Packing a multitude of history, culture, stories and trauma into a single “day in the life” of a legendary blues entertainer is just one of the brilliant tricks Ma Rainey’s Black Bottom pulls off.
Director George C. Wolfe is most famous for his theater work, and the film is an adaptation of August Wilson’s amazing play. Not a single shot or moment is wasted in the film’s 94-minute runtime. Wolfe brilliantly uses classical cinematic language to transmit backstory and history in a matter of seconds. Witness the opening scene of two black people running through a swampy woodland, representing the multitudes who escaped the bondage of slavery only to live in constant fear and more oppression, and ultimately entering a giant tent where Ma Rainey is bringing down the house. Later in the film there’s a definitive shot from underneath a Chicago train rattling by that transitions seamlessly into Ma Rainey and her band nailing the recording of the titular song. Here we see people in constant movement, migration, darting from danger, surviving, finding a voice…an escape. But the blues was more a reflection of life than an escape, and it’s in those claustrophobic theatrical moments when the band banters in the dingy basement rehearsal room about their lives, their traumas, and their place in this messed up world where Wilson’s voice sings the loudest and clearest. It is there where the tensions rise leading to a shattering denouement, and a chilling closing scene of pain white-washed, talent stolen.

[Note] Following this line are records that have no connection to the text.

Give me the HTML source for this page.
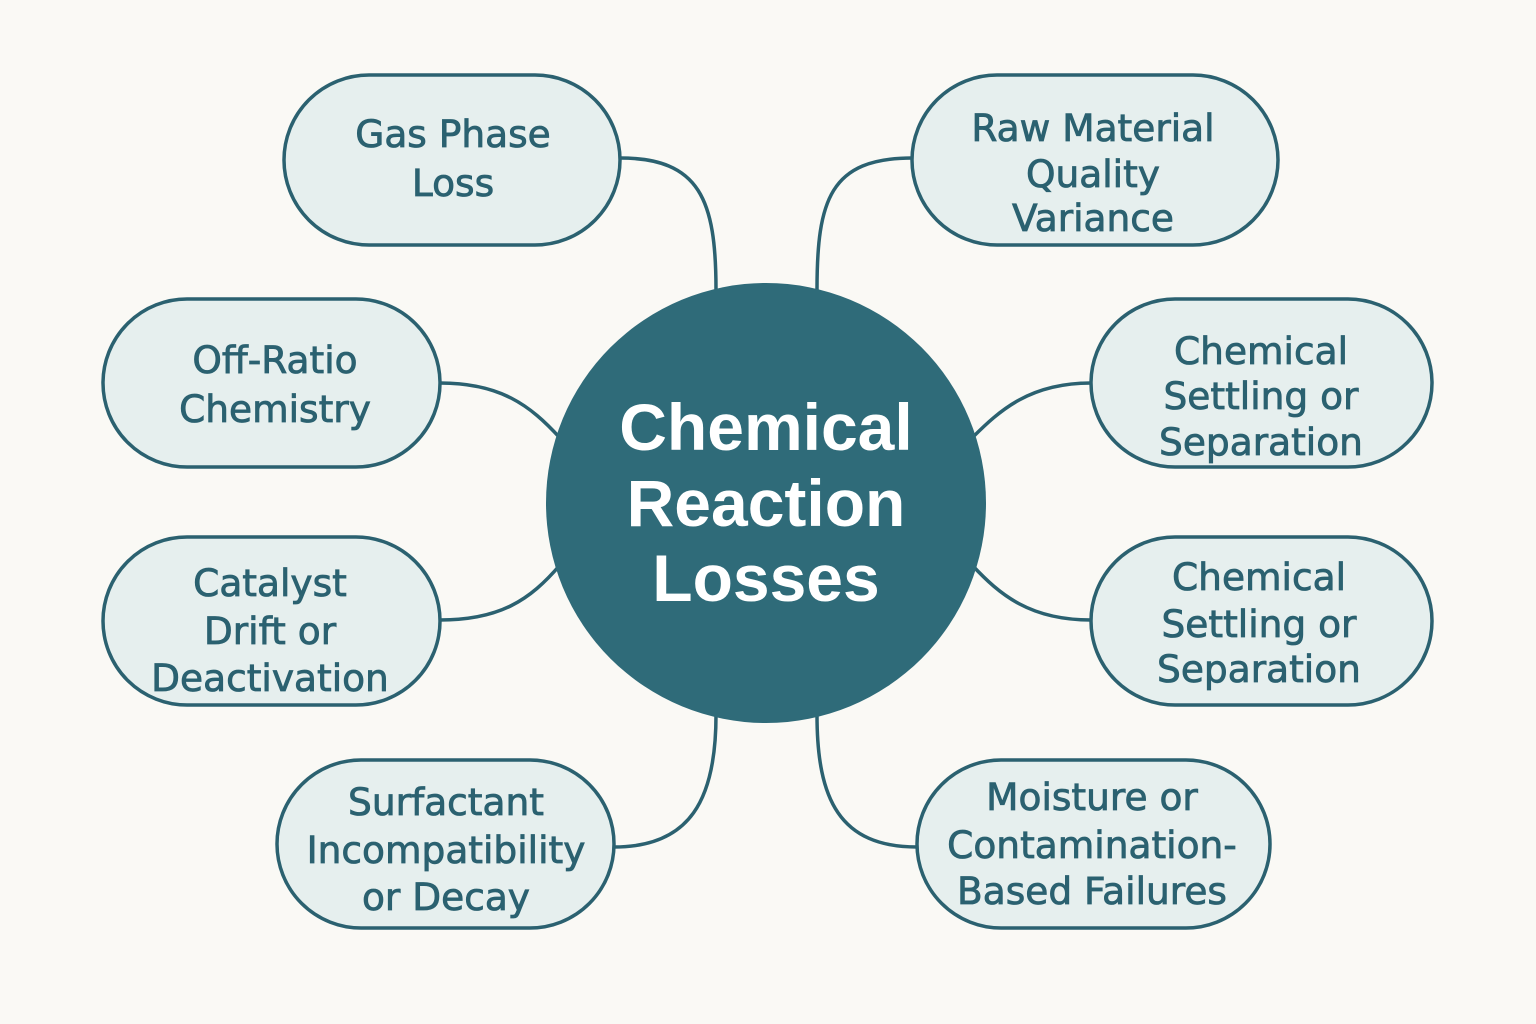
<!DOCTYPE html>
<html><head><meta charset="utf-8"><style>
html,body{margin:0;padding:0;background:#faf9f5;}
svg{display:block;}
.p text{font-family:"DejaVu Sans","Liberation Sans",sans-serif;}
.t text{font-family:"Liberation Sans",sans-serif;}
</style></head><body>
<svg width="1536" height="1024" viewBox="0 0 1536 1024" xmlns="http://www.w3.org/2000/svg">
<rect width="1536" height="1024" fill="#faf9f5"/>
<g fill="none" stroke="#2b6170" stroke-width="3.5">
<path d="M620,158 C700,158 716,200 716,290"/>
<path d="M912,158 C830,158 817,200 817,290"/>
<path d="M440,383 C500,383 530,405 560,438"/>
<path d="M1091,383 C1030,383 1000,410 972,438"/>
<path d="M440,620 C500,620 530,600 560,565"/>
<path d="M1091,620 C1030,620 1000,595 972,565"/>
<path d="M614,847 C690,847 716,800 716,715"/>
<path d="M917,847 C840,847 817,800 817,715"/>
</g>
<circle cx="766" cy="503" r="220" fill="#2f6b79"/>
<g class="t" fill="#ffffff" font-size="66" font-weight="bold" text-anchor="middle">
<text x="766" y="450">Chemical</text>
<text x="766" y="526">Reaction</text>
<text x="766" y="601">Losses</text>
</g>
<g fill="#e6efee" stroke="#2b6170" stroke-width="3.5">
<rect x="284" y="75" width="336" height="170" rx="85"/>
<rect x="912" y="75" width="366" height="170" rx="85"/>
<rect x="103" y="299" width="337" height="168" rx="84"/>
<rect x="1091" y="299" width="341" height="168" rx="84"/>
<rect x="103" y="537" width="337" height="168" rx="84"/>
<rect x="1091" y="537" width="341" height="168" rx="84"/>
<rect x="277" y="760" width="337" height="168" rx="84"/>
<rect x="917" y="760" width="353" height="168" rx="84"/>
</g>
<g class="p" fill="#2b6170" stroke="#2b6170" stroke-width="0.8" font-size="37.5" text-anchor="middle">
<text x="453" y="147">Gas Phase</text>
<text x="453" y="196">Loss</text>
<text x="1093" y="141">Raw Material</text>
<text x="1093" y="187">Quality</text>
<text x="1093" y="231">Variance</text>
<text x="275" y="373">Off-Ratio</text>
<text x="275" y="422">Chemistry</text>
<text x="1261" y="364">Chemical</text>
<text x="1261" y="409">Settling or</text>
<text x="1261" y="455">Separation</text>
<text x="270" y="596">Catalyst</text>
<text x="270" y="644">Drift or</text>
<text x="270" y="691">Deactivation</text>
<text x="1259" y="590">Chemical</text>
<text x="1259" y="637">Settling or</text>
<text x="1259" y="682">Separation</text>
<text x="446" y="815">Surfactant</text>
<text x="446" y="863">Incompatibility</text>
<text x="446" y="910">or Decay</text>
<text x="1092" y="810">Moisture or</text>
<text x="1092" y="858">Contamination-</text>
<text x="1092" y="904">Based Failures</text>
</g>
</svg>
</body></html>
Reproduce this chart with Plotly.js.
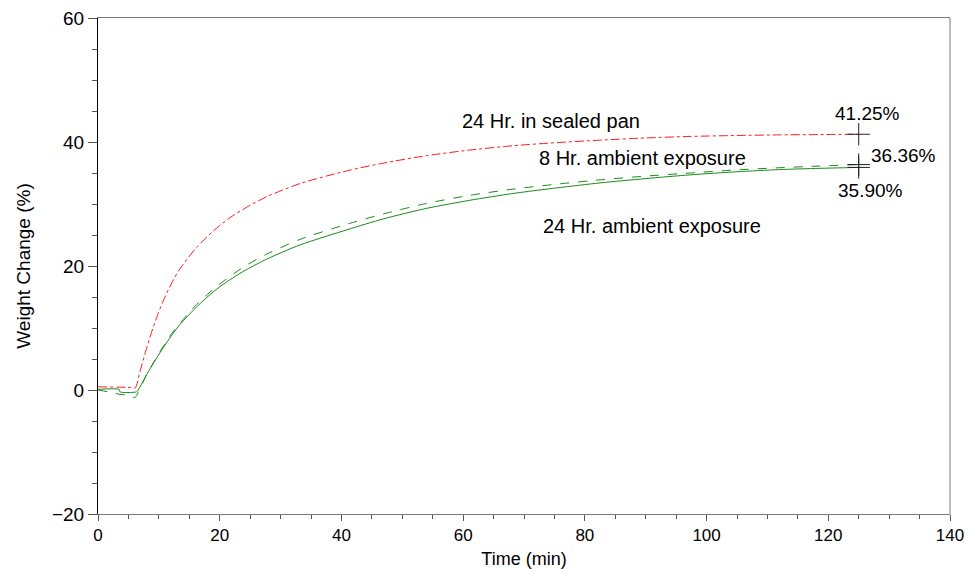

Of course, all of this is a stage for the exorcism of performances. Viola Davis as Ma Rainey is earth-shatteringly good, with the actress showing us again (like she did in Fences) how comfortable she is digging so deep down and spookily into not only Wilson’s words, but also the spirits of generations of traumatized but boldly resilient black women. She’s matched, and some might say even overshadowed, in a way, by the late great Chadwick Boseman as the showy, troubled trumpeter Levee Green. Davis makes you feel every word Ma Rainey speaks or sings, but Boseman’s portrayal of Levee’s family tragedies nearly brought me to tears.
All the key players have their moments to shine: Davis kills it when her Ma Rainey explains why she puts such demands on her white manager. Glynn Turman breaks your heart when his Toledo waxes poetically about how the United States is a stew, and black people need to realize they are just the leftovers before they can do a damn thing about anything. And then the coup de grace is Boseman, calling upon another man’s god to actually do something for once, channeling some of the deepest hurt and personal pain I’ve ever seen painted on the screen. One can’t help but wonder, knowing now how terminally ill he was when he filmed this, if he wasn’t asking god “Why?” himself. Interplaying with them all is the seemingly stalwart, but desperately passionate when he’s triggered, Cutler played expertly by Coleman Domingo.
Yes, ladies and gentlemen, Ma Rainey’s Black Bottom is as advertised. Merging music, stage, and screen to teach us about history and pain in a reflection from the past onto our own deeply troubled times, it’s the very best film as an artistic medium has to offer. It’s timeless. Timely. Essential.